May 6, 2010
By Elisa Wood
Carbon dioxide emissions dropped significantly in the US in 2009. The economy played an obvious role; not so obvious was the influence of power generation and its increasing efficiency.
CO2 emissions have been trending down for the last decade by about 0.9%. But the 2009 drop was far more dramatic — 7% — the largest decline since the Energy Information Administration began keeping energy data more than 60 years ago.
This tells us a lot about just how bad economic conditions were. (As if we needed to be told!)
Compare the last decade to the previous one and you get the picture. Our gross domestic product grew about 3.3% from 1990 to 1999 then dropped by about half for the next decade, with much of the decline attributable to the recent miserable financial situation, according to a May 5 EIA report.
CO2 levels tell us about the economy because emissions are produced by power plants and transportation fuels. The better the economy the more energy we use and presumably the more CO2 we produce. For example, we consumed only 13,277 thousand barrels of petroleum per day for transportation in 2009, down from 14,287 thousand barrels per day two years earlier, a 7.1 percent drop.
But here is where it gets interesting. Even with the economy falling over the cliff, emissions should have grown a little bit, about 0.6% to 0.7%, based on past scenarios, so what changed? Why did CO2 emissions drop instead.
EIA says power plant efficiency played a big role.

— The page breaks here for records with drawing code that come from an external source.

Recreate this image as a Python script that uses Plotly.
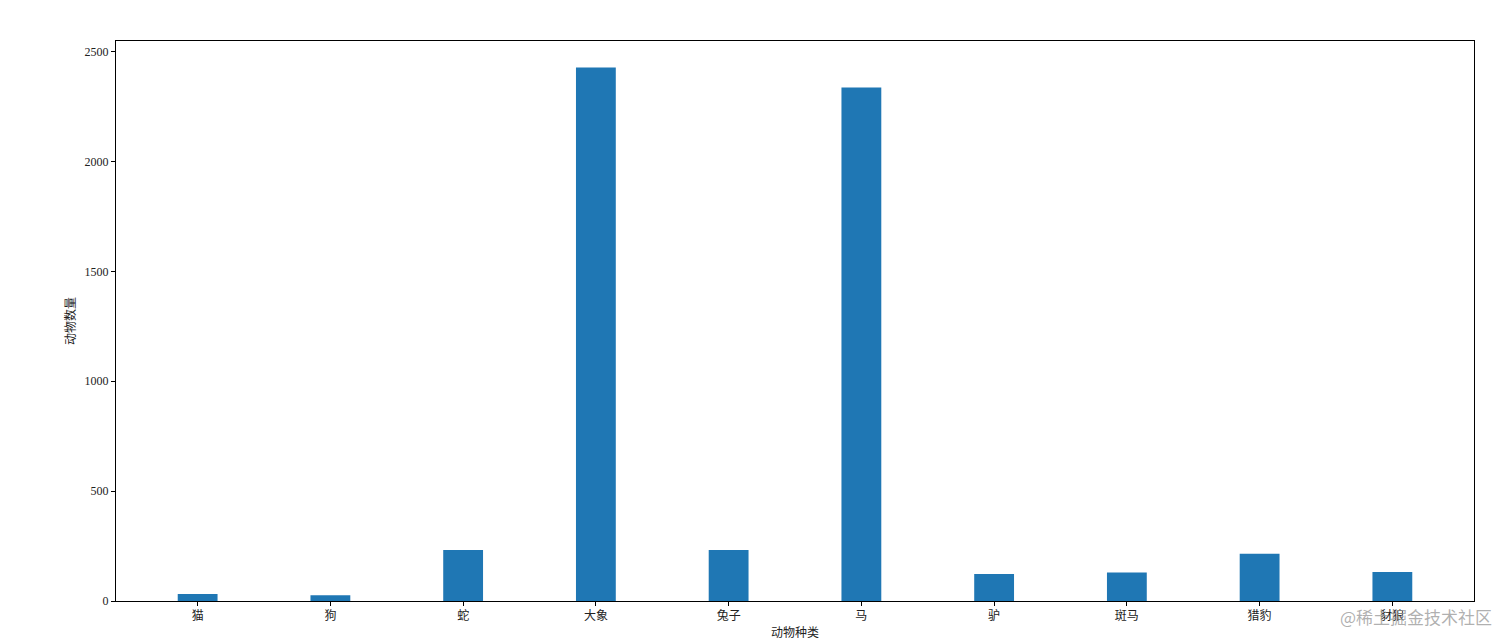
import plotly.graph_objects as go

# 动物种类与数量
animals = ['猫', '狗', '蛇', '大象', '兔子', '马', '驴', '斑马', '猎豹', '豺狼']
counts = [32, 26, 232, 2427, 232, 2336, 123, 130, 215, 132]

y_ticks = [0, 500, 1000, 1500, 2000, 2500]

FONT = 'Liberation Serif, Noto Sans CJK SC, serif'

fig = go.Figure()
fig.add_trace(go.Bar(
    x=list(range(len(animals))), y=counts, width=0.3,
    marker=dict(color='#1f77b4', line=dict(width=0)),
    showlegend=False,
))

axis_common = dict(
    showline=True, linecolor='black', linewidth=1, mirror=True,
    ticks='outside', ticklen=4, tickcolor='black', tickwidth=1,
    showgrid=False, zeroline=False, automargin=False,
    tickfont=dict(family=FONT, size=12, color='#222'),
)

# page body has an 8px margin, so the figure is a bit smaller than the window
fig.update_layout(
    width=1504, height=634,
    paper_bgcolor='white', plot_bgcolor='white',
    margin=dict(l=108, r=38, t=33, b=41),
    font=dict(family=FONT, size=12, color='#222'),
    xaxis=dict(
        **axis_common,
        tickvals=list(range(len(animals))), ticktext=animals,
        range=[-0.615, len(animals) - 1 + 0.615],
        title=dict(text='动物种类', standoff=6,
                   font=dict(family=FONT, size=12, color='#222')),
    ),
    yaxis=dict(
        **axis_common,
        tickvals=y_ticks, range=[0, 2548],
        title=dict(text='动物数量', standoff=6,
                   font=dict(family=FONT, size=12, color='#222')),
    ),
)

# watermark
fig.add_annotation(
    text='@稀土掘金技术社区', xref='paper', yref='paper',
    x=1.0, y=0, xanchor='right', yanchor='top', xshift=20, yshift=-1,
    showarrow=False,
    font=dict(family='Noto Sans CJK SC', size=17, color='rgba(150,150,150,0.75)'),
)

fig.write_html('out.html')
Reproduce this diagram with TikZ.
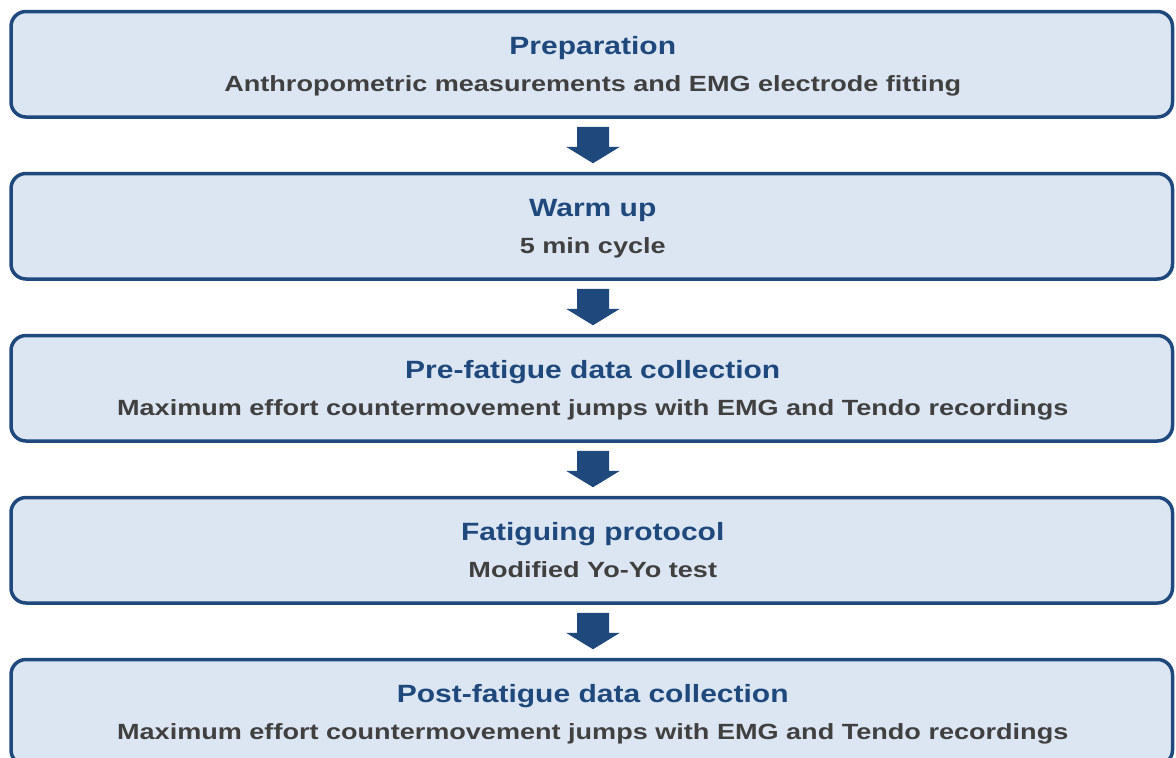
\documentclass[tikz,border=0pt]{standalone}
\usepackage{fontspec}
\setmainfont{Liberation Sans}
\usetikzlibrary{calc}
\definecolor{boxfill}{HTML}{DCE6F2}
\definecolor{boxline}{HTML}{1F497D}
\definecolor{titleblue}{HTML}{1F497D}
\definecolor{subgray}{HTML}{404040}
\definecolor{arrowblue}{HTML}{1F497D}
\newcommand{\stagetitle}[1]{\scalebox{1.2}[1]{#1}}
\newcommand{\stagesub}[1]{\scalebox{1.23}[1]{#1}}
\tikzset{
  stagebox/.style={draw=boxline, fill=boxfill, line width=3.5pt, rounded corners=15pt,
    minimum width=1161.5pt, minimum height=105.5pt, inner sep=0pt},
  titletext/.style={anchor=base, text=titleblue, font=\fontsize{25}{29}\selectfont\bfseries, inner sep=0pt},
  subtext/.style={anchor=base, text=subgray, font=\fontsize{22}{26}\selectfont\bfseries, inner sep=0pt},
  blockarrow/.style={fill=arrowblue}
}
\begin{document}
\begin{tikzpicture}[x=1pt,y=-1pt]
\useasboundingbox (0,0) rectangle (1176,758);
\clip (0,0) rectangle (1176,758);
\node[stagebox] (b1) at (591.75,64.25) {};
\node[stagebox] (b2) at (591.75,226.25) {};
\node[stagebox] (b3) at (591.75,388.25) {};
\node[stagebox] (b4) at (591.75,550.25) {};
\node[stagebox] (b5) at (591.75,712.25) {};

\node[titletext] (t1) at ($(b1.north)+(1,44.5)$) {\stagetitle{Preparation}};
\node[subtext] (s1) at ($(b1.north)+(1,82)$) {\stagesub{Anthropometric measurements and EMG electrode fitting}};
\node[titletext] (t2) at ($(b2.north)+(1,44.5)$) {\stagetitle{Warm up}};
\node[subtext] (s2) at ($(b2.north)+(1,82)$) {\stagesub{5 min cycle}};
\node[titletext] (t3) at ($(b3.north)+(1,44.5)$) {\stagetitle{Pre-fatigue data collection}};
\node[subtext] (s3) at ($(b3.north)+(1,82)$) {\stagesub{Maximum effort countermovement jumps with EMG and Tendo recordings}};
\node[titletext] (t4) at ($(b4.north)+(1,44.5)$) {\stagetitle{Fatiguing protocol}};
\node[subtext] (s4) at ($(b4.north)+(1,82)$) {\stagesub{Modified Yo-Yo test}};
\node[titletext] (t5) at ($(b5.north)+(1,44.5)$) {\stagetitle{Post-fatigue data collection}};
\node[subtext] (s5) at ($(b5.north)+(1,82)$) {\stagesub{Maximum effort countermovement jumps with EMG and Tendo recordings}};

\foreach \a/\b in {b1/b2,b2/b3,b3/b4,b4/b5} {
  \fill[blockarrow] ($(\a.south)+(-14.75,8)$) -- ($(\a.south)+(17.25,8)$)
    -- ($(\a.south)+(17.25,28)$) -- ($(\a.south)+(28.25,28)$)
    -- ($(\b.north)+(1.25,-8.5)$)
    -- ($(\a.south)+(-25.75,28)$) -- ($(\a.south)+(-14.75,28)$) -- cycle;
}
\end{tikzpicture}
\end{document}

We have been moving toward greater use of highly efficient natural gas-fired plants, which are less carbon intensive than coal-fired generation, our largest electricity source. From 2000 to 2008, the US added about 120 gigawatts of natural gas combined cycle generation.

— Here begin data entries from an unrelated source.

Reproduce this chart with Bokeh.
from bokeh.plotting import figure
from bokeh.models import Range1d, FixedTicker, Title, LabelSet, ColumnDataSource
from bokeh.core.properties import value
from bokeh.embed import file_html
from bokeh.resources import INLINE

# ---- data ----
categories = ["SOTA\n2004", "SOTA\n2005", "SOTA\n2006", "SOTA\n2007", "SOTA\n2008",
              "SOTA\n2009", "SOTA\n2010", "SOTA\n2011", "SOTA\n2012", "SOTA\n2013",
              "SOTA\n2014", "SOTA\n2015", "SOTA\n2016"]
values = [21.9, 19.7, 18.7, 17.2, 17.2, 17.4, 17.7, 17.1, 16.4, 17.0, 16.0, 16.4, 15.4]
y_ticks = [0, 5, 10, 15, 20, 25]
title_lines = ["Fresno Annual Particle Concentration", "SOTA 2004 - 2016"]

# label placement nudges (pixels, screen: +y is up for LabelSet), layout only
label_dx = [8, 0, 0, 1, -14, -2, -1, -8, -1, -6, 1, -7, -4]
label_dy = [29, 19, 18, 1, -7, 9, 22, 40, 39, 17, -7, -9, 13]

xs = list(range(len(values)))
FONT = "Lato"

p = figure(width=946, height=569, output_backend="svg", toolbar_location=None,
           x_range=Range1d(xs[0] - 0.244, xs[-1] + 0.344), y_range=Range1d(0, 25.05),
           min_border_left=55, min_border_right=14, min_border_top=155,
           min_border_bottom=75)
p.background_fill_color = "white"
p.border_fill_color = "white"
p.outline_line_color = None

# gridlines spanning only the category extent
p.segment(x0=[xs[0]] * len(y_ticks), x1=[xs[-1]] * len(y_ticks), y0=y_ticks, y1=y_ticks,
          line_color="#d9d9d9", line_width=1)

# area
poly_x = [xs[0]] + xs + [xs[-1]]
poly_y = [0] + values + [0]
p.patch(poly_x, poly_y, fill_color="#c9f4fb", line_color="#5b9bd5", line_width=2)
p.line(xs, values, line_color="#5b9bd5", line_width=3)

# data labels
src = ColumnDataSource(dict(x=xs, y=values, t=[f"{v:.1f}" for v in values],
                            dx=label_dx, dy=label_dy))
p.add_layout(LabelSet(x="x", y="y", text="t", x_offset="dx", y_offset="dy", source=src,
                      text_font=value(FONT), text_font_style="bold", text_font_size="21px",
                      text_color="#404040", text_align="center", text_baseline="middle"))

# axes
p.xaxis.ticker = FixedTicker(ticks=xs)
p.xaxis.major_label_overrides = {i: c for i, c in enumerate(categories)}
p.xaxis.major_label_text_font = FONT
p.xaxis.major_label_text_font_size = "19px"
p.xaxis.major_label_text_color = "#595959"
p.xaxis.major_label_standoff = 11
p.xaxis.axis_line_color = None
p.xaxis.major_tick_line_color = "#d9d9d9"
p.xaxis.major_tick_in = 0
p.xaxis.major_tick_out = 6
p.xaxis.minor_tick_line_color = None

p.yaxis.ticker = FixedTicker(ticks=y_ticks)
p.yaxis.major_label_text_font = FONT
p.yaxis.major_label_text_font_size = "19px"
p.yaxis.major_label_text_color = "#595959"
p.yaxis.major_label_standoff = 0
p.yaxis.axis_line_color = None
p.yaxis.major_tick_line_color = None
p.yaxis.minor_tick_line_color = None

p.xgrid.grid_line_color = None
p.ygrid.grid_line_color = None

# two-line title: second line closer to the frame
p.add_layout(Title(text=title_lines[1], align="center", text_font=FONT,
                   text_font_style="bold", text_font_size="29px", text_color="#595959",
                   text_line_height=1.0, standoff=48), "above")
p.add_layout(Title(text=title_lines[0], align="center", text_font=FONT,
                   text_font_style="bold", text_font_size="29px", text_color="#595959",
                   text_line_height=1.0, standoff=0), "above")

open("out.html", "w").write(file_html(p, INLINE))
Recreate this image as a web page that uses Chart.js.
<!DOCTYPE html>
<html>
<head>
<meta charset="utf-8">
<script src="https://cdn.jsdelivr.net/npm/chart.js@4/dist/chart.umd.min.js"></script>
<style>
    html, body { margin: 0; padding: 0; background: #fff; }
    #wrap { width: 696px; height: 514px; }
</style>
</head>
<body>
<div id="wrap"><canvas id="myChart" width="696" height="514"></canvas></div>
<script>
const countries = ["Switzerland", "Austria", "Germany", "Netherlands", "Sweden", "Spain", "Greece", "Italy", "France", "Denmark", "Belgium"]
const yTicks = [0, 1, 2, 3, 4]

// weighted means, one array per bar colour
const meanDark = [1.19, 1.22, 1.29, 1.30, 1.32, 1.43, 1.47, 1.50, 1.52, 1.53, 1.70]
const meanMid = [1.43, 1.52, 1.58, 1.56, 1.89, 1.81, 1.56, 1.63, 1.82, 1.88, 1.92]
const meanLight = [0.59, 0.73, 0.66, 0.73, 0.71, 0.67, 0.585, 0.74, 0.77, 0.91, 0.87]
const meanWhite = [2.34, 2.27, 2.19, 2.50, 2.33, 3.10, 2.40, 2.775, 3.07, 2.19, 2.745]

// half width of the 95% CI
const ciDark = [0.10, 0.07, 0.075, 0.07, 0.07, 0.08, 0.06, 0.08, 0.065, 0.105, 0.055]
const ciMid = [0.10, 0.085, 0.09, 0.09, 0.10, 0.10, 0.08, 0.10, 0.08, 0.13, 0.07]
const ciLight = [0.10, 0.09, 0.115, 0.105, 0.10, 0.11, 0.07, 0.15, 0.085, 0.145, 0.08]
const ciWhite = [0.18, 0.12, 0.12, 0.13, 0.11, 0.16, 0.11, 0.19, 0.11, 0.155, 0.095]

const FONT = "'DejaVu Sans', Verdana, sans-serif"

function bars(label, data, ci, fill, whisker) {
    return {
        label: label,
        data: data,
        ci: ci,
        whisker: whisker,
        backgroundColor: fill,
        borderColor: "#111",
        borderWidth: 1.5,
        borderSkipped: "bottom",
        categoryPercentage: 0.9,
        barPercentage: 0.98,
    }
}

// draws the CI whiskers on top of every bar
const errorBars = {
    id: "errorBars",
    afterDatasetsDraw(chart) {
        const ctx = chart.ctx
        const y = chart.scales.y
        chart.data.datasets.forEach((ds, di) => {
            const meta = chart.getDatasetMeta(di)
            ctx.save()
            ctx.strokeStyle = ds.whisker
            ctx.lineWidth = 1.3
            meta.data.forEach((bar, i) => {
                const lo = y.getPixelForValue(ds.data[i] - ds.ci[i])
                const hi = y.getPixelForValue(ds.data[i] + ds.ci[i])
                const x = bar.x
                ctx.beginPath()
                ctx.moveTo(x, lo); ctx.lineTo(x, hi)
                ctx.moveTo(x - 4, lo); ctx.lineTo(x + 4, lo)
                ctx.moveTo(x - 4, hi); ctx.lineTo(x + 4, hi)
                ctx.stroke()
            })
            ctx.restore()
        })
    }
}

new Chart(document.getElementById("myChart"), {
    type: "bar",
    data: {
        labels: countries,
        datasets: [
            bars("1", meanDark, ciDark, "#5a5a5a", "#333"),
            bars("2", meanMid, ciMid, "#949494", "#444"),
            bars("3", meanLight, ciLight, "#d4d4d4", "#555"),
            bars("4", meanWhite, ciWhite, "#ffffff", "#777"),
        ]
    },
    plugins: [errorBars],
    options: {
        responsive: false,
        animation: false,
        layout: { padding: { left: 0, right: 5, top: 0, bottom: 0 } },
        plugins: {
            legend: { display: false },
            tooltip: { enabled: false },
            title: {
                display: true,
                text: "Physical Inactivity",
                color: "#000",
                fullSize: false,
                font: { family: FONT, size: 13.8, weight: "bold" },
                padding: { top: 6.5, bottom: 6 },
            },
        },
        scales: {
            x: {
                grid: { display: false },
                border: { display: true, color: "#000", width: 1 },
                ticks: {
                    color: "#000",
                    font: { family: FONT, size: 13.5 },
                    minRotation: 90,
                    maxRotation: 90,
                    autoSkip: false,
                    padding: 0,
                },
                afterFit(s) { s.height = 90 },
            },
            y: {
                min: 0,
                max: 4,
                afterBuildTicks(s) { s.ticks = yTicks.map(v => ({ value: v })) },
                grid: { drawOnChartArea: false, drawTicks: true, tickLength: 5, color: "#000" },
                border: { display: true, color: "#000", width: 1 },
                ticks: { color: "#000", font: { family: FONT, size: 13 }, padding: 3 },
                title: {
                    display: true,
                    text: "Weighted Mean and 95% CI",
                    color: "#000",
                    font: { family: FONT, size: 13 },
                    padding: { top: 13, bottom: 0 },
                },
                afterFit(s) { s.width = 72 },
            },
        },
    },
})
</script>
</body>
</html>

“If the emissions intensity had not changed and emissions had risen at the same rate as generation, they would have reached 456 million metric tons in 2009. Therefore, the increased efficiency of new generation capacity resulted in avoided emissions of 82 million metric tons of carbon dioxide,” EIA said.
Several market factors played a role in our construction of new natural gas-fired plants. This type of plant is relatively easy and quick to build (unlike nuclear power), and it does not face the kind of environmental opposition of coal-fired generation. In addition, market pricing favored natural gas in 2009. Coal prices rose 6.8% from 2008 to 2009 while natural gas prices fell 48%, according to EIA.

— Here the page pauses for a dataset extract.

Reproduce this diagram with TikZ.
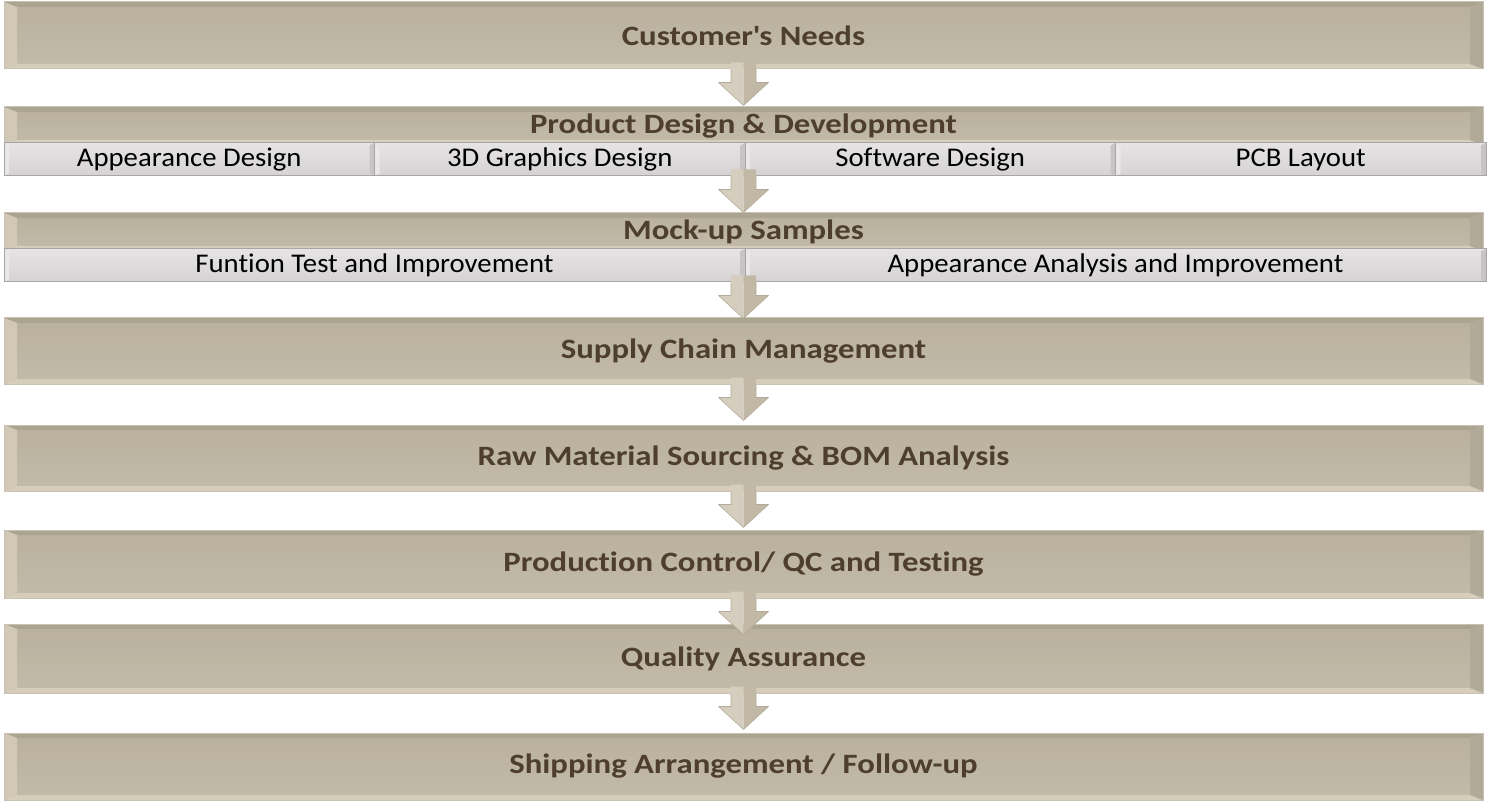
\documentclass[tikz,border=0pt]{standalone}
\usepackage{fontspec}
\setmainfont{Carlito}
\newfontfamily\titlefont[FakeStretch=1.17,Ligatures=NoCommon]{Carlito}
\newfontfamily\cellfont[FakeStretch=1.065,Ligatures=NoCommon]{Carlito}
\usetikzlibrary{calc}
\definecolor{boxtop}{HTML}{B9B19E}
\definecolor{boxbot}{HTML}{C3BBA9}
\definecolor{bevtop}{HTML}{ABA491}
\definecolor{bevbot}{HTML}{D6CEBB}
\definecolor{bevleft}{HTML}{D1C9B6}
\definecolor{bevright}{HTML}{B2AA98}
\definecolor{boxline}{HTML}{C9C2B2}
\definecolor{titlebrown}{HTML}{4E3E2E}
\definecolor{celltop}{HTML}{E6E3E4}
\definecolor{cellbot}{HTML}{D6D3D4}
\definecolor{cellline}{HTML}{A9A5A5}
\definecolor{cellbevR}{HTML}{C8C4C4}
\definecolor{cellbevL}{HTML}{E9E7E7}
\definecolor{arrL}{HTML}{D5CEBE}
\definecolor{arrR}{HTML}{C1B9A6}
\definecolor{arrline}{HTML}{B3AB98}
\tikzset{
  bevel/.style n args={6}{path picture={
    \path (path picture bounding box.north west) coordinate (nw)
          (path picture bounding box.north east) coordinate (ne)
          (path picture bounding box.south west) coordinate (sw)
          (path picture bounding box.south east) coordinate (se);
    \fill[#3] (nw) -- (ne) -- ([xshift=-#1,yshift=-#2]ne) -- ([xshift=#1,yshift=-#2]nw) -- cycle;
    \fill[#4] (sw) -- (se) -- ([xshift=-#1,yshift=#2]se) -- ([xshift=#1,yshift=#2]sw) -- cycle;
    \fill[#5] (nw) -- (sw) -- ([xshift=#1,yshift=#2]sw) -- ([xshift=#1,yshift=-#2]nw) -- cycle;
    \fill[#6] (ne) -- (se) -- ([xshift=-#1,yshift=#2]se) -- ([xshift=-#1,yshift=-#2]ne) -- cycle;
  }},
  stagebox/.style={draw=boxline, line width=1pt, top color=boxtop, bottom color=boxbot,
    minimum width=1479pt, minimum height=#1, inner sep=0pt, text=titlebrown,
    font=\titlefont\bfseries\fontsize{28}{30}\selectfont,
    bevel={13pt}{5pt}{bevtop}{bevbot}{bevleft}{bevright}},
  cellbox/.style={draw=cellline, line width=1pt, top color=celltop, bottom color=cellbot,
    minimum width=#1, minimum height=33pt, inner sep=0pt, text=black,
    font=\cellfont\fontsize{27}{29}\selectfont,
    bevel={5pt}{2.5pt}{celltop}{cellbot}{cellbevL}{cellbevR}},
  flowL/.style={fill=arrL},
  flowR/.style={fill=arrR},
  flowline/.style={draw=arrline, line width=0.6pt, line join=round},
}
\newcommand\flowarrow[2]{%
  \fill[flowL] let \p1=(#1.south), \p2=(#2.north) in
    (\x2-12.5pt,\y1+7pt) -- (\x2,\y1+7pt) -- (\x2,\y1-36pt) -- (\x2-25pt,\y1-13pt) -- (\x2-12.5pt,\y1-13pt) -- cycle;
  \fill[flowR] let \p1=(#1.south), \p2=(#2.north) in
    (\x2+12.5pt,\y1+7pt) -- (\x2,\y1+7pt) -- (\x2,\y1-36pt) -- (\x2+25pt,\y1-13pt) -- (\x2+12.5pt,\y1-13pt) -- cycle;
  \draw[flowline] let \p1=(#1.south), \p2=(#2.north) in
    (\x2-12.5pt,\y1) -- (\x2-12.5pt,\y1-13pt) -- (\x2-25pt,\y1-13pt) -- (\x2,\y1-36pt) -- (\x2+25pt,\y1-13pt) -- (\x2+12.5pt,\y1-13pt) -- (\x2+12.5pt,\y1);
}
\begin{document}
\begin{tikzpicture}[x=1pt,y=-1pt]
\useasboundingbox (0,0) rectangle (1489,802);
\node[stagebox=67pt] (needs) at (743.5,35.5) {Customer\textquotesingle s Needs};
\node[stagebox=38pt] (pdd) at (743.5,126) {Product Design \& Development};
\node[cellbox=370.5pt] (c1) at (189.25,159.5) {Appearance Design};
\node[cellbox=370.5pt] (c2) at (559.75,159.5) {3D Graphics Design};
\node[cellbox=370.5pt] (c3) at (930.25,159.5) {Software Design};
\node[cellbox=370.5pt] (c4) at (1300.75,159.5) {PCB Layout};
\node[stagebox=38pt] (mock) at (743.5,232) {Mock-up Samples};
\node[cellbox=741pt] (m1) at (374.5,265.5) {Funtion Test and Improvement};
\node[cellbox=741pt] (m2) at (1115.5,265.5) {Appearance Analysis and Improvement};
\node[stagebox=66pt] (scm) at (743.5,351) {Supply Chain Management};
\node[stagebox=66pt] (raw) at (743.5,458) {Raw Material Sourcing \& BOM Analysis};
\node[stagebox=68pt] (prod) at (743.5,564) {Production Control/ QC and Testing};
\node[stagebox=69pt] (qa) at (743.5,658.5) {Quality Assurance};
\node[stagebox=67pt] (ship) at (743.5,766.5) {Shipping Arrangement / Follow-up};
\flowarrow{needs}{pdd}
\flowarrow{c2}{mock}
\flowarrow{m1}{scm}
\flowarrow{scm}{raw}
\flowarrow{raw}{prod}
\flowarrow{prod}{qa}
\flowarrow{qa}{ship}
\end{tikzpicture}
\end{document}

Our addition of wind farms to the grid and our greater use of nuclear power also played a role in carbon reductions, although less so than natural gas efficiency, says the report.
So, economic forces favored the efficient choice. But what will happen when the economy revives? Natural gas prices are known for their volatility; spikes can be dramatic when supplies tighten and natural gas can fall out of favor.
I won’t pretend to be a fortune teller on energy prices and supply choices. EIA, however, appears to think that even when the economy rebounds our energy supply mix will still trend toward lower emissions, with most new power demand met with gas-fired generation and renewables.
“If coal, which was more heavily impacted by the recent economic downturn than other energy sources, rebounds disproportionately, the carbon intensity of the energy supply could rise above the 2009 level. However, longer-term trends continue to suggest decline in both the amount of energy used per unit of economic output and the carbon intensity of our energy supply, which both work to restrain emissions,” the report says.
The role of gas-fired generation is a large topic within inner-utility and power planning circles. But the resource tends to be ignored by the green community. Clearly, though, if you are a CO2 watcher, this power source is important to keep an eye on as we piece together our future energy puzzle.